[from Jedediah Purdy's "Twenty Years of Listening to Gillian Welch"]
notes from the underground: my attempt to keep the things I read in my brain
Friday, September 09, 2016
metaphysical intuitions
"Welch takes from her mountain and Southern sources a set of metaphysical intuitions. We are not made for satisfaction. To be a person is often to feel exiled, alone, and predestined.
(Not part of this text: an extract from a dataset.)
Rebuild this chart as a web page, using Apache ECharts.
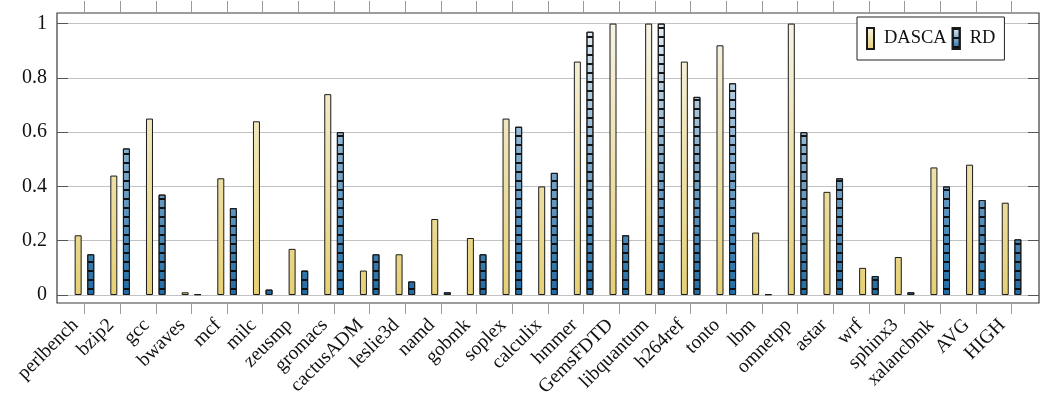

These axioms of Appalachian Protestantism, which you can hear in songs like the Stanley Brothers’ 'Rank Stranger,' are the fixations of Welch’s 'The Harrow & The Harvest' (2011), her fourth and most recent album, whose master theme is fatalism. 'The way that it goes,' 'the way that it ends,' and 'the way it will be' are some of the refrains, and the music feels like being caught in a slow-moving but irresistible force, maybe just the temperamental force of what Welch calls being 'blessed with a dark turn of mind.' The predestination here is to perennially reckon with unruly and obdurate feeling: people cannot help what moves them, what makes them feel alive. Morphine, 'soldier’s joy,' and heroin pop up frequently in Welch’s songwriting, and, like other motifs, feel as much symbolic as literal. The sense of fate in her mature songwriting resembles the feeling of addiction: a blurred line between desires and needs, pleasure and enervation, what feeds you and what consumes you."